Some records
- - - -

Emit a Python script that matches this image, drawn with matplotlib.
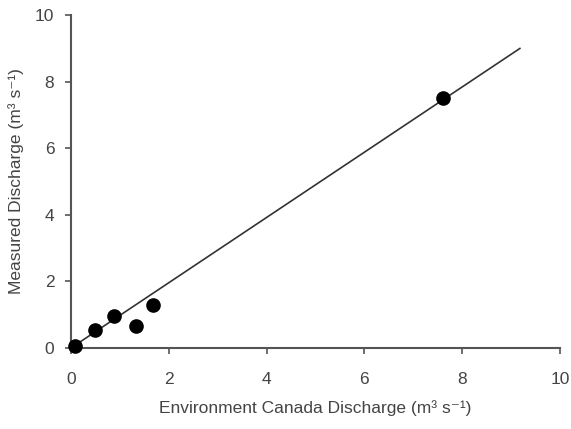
import matplotlib.pyplot as plt
import numpy as np

plt.rcParams['font.family'] = ['Liberation Sans', 'DejaVu Sans']

# Environment Canada vs measured discharge (m3/s)
ec_discharge = [0.08, 0.49, 0.88, 1.33, 1.68, 7.61]
measured_discharge = [0.06, 0.54, 0.96, 0.66, 1.29, 7.51]
fit_slope = 0.98
fit_xmax = 9.18

fig = plt.figure(figsize=(5.71, 4.29), dpi=100)
ax = fig.add_axes([0.1243, 0.1888, 0.8564, 0.7762])

xs = np.array([0, fit_xmax])
ax.plot(xs, fit_slope * xs, color='#333333', lw=1.2, zorder=2)
ax.plot(ec_discharge, measured_discharge, 'o', color='black', ms=9.5,
        zorder=3, clip_on=False)

ax.set_xlim(0, 10)
ax.set_ylim(0, 10)
ax.set_xticks(range(0, 11, 2))
ax.set_yticks(range(0, 11, 2))

for side in ['top', 'right']:
    ax.spines[side].set_visible(False)
for side in ['left', 'bottom']:
    ax.spines[side].set_color('#555555')
    ax.spines[side].set_linewidth(1.5)
ax.tick_params(colors='#555555', labelcolor='#444444', labelsize=12.5,
               length=4, width=1.2, direction='out')
ax.tick_params(axis='x', pad=13)
ax.tick_params(axis='y', pad=8)

ax.set_xlabel('Environment Canada Discharge (m\u00b3 s\u207b\u00b9)',
              fontsize=12.5, color='#444444', labelpad=10)
ax.set_ylabel('Measured Discharge (m\u00b3 s\u207b\u00b9)',
              fontsize=12.5, color='#444444', labelpad=8)

fig.savefig('out.png', dpi=100)
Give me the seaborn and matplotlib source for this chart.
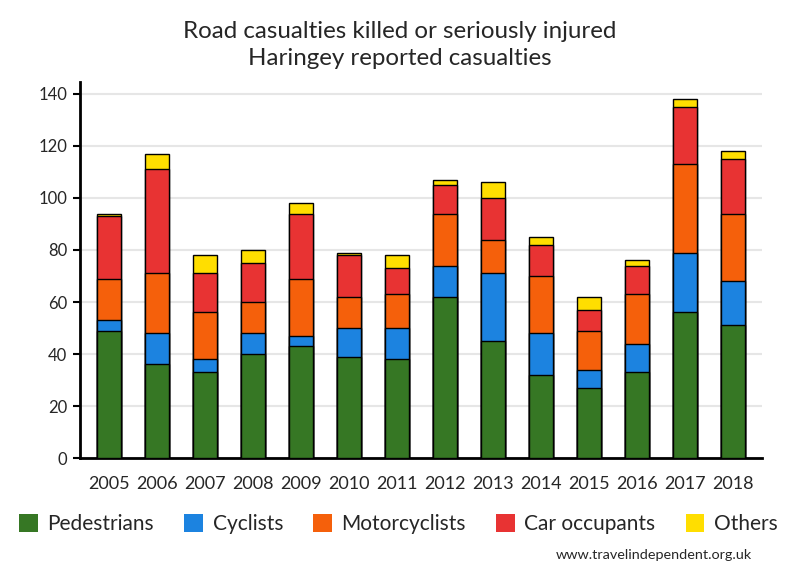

- - - -

Work instructions: Without including any pictures, print each record exactly.

The output:
Emit a Python script that matches this image, drawn with matplotlib.
import matplotlib.pyplot as plt
import numpy as np

plt.rcParams['font.family'] = ['Liberation Sans', 'DejaVu Sans']

# Environment Canada vs measured discharge (m3/s)
ec_discharge = [0.08, 0.49, 0.88, 1.33, 1.68, 7.61]
measured_discharge = [0.06, 0.54, 0.96, 0.66, 1.29, 7.51]
fit_slope = 0.98
fit_xmax = 9.18

fig = plt.figure(figsize=(5.71, 4.29), dpi=100)
ax = fig.add_axes([0.1243, 0.1888, 0.8564, 0.7762])

xs = np.array([0, fit_xmax])
ax.plot(xs, fit_slope * xs, color='#333333', lw=1.2, zorder=2)
ax.plot(ec_discharge, measured_discharge, 'o', color='black', ms=9.5,
        zorder=3, clip_on=False)

ax.set_xlim(0, 10)
ax.set_ylim(0, 10)
ax.set_xticks(range(0, 11, 2))
ax.set_yticks(range(0, 11, 2))

for side in ['top', 'right']:
    ax.spines[side].set_visible(False)
for side in ['left', 'bottom']:
    ax.spines[side].set_color('#555555')
    ax.spines[side].set_linewidth(1.5)
ax.tick_params(colors='#555555', labelcolor='#444444', labelsize=12.5,
               length=4, width=1.2, direction='out')
ax.tick_params(axis='x', pad=13)
ax.tick_params(axis='y', pad=8)

ax.set_xlabel('Environment Canada Discharge (m\u00b3 s\u207b\u00b9)',
              fontsize=12.5, color='#444444', labelpad=10)
ax.set_ylabel('Measured Discharge (m\u00b3 s\u207b\u00b9)',
              fontsize=12.5, color='#444444', labelpad=8)

fig.savefig('out.png', dpi=100)
Give me the seaborn and matplotlib source for this chart.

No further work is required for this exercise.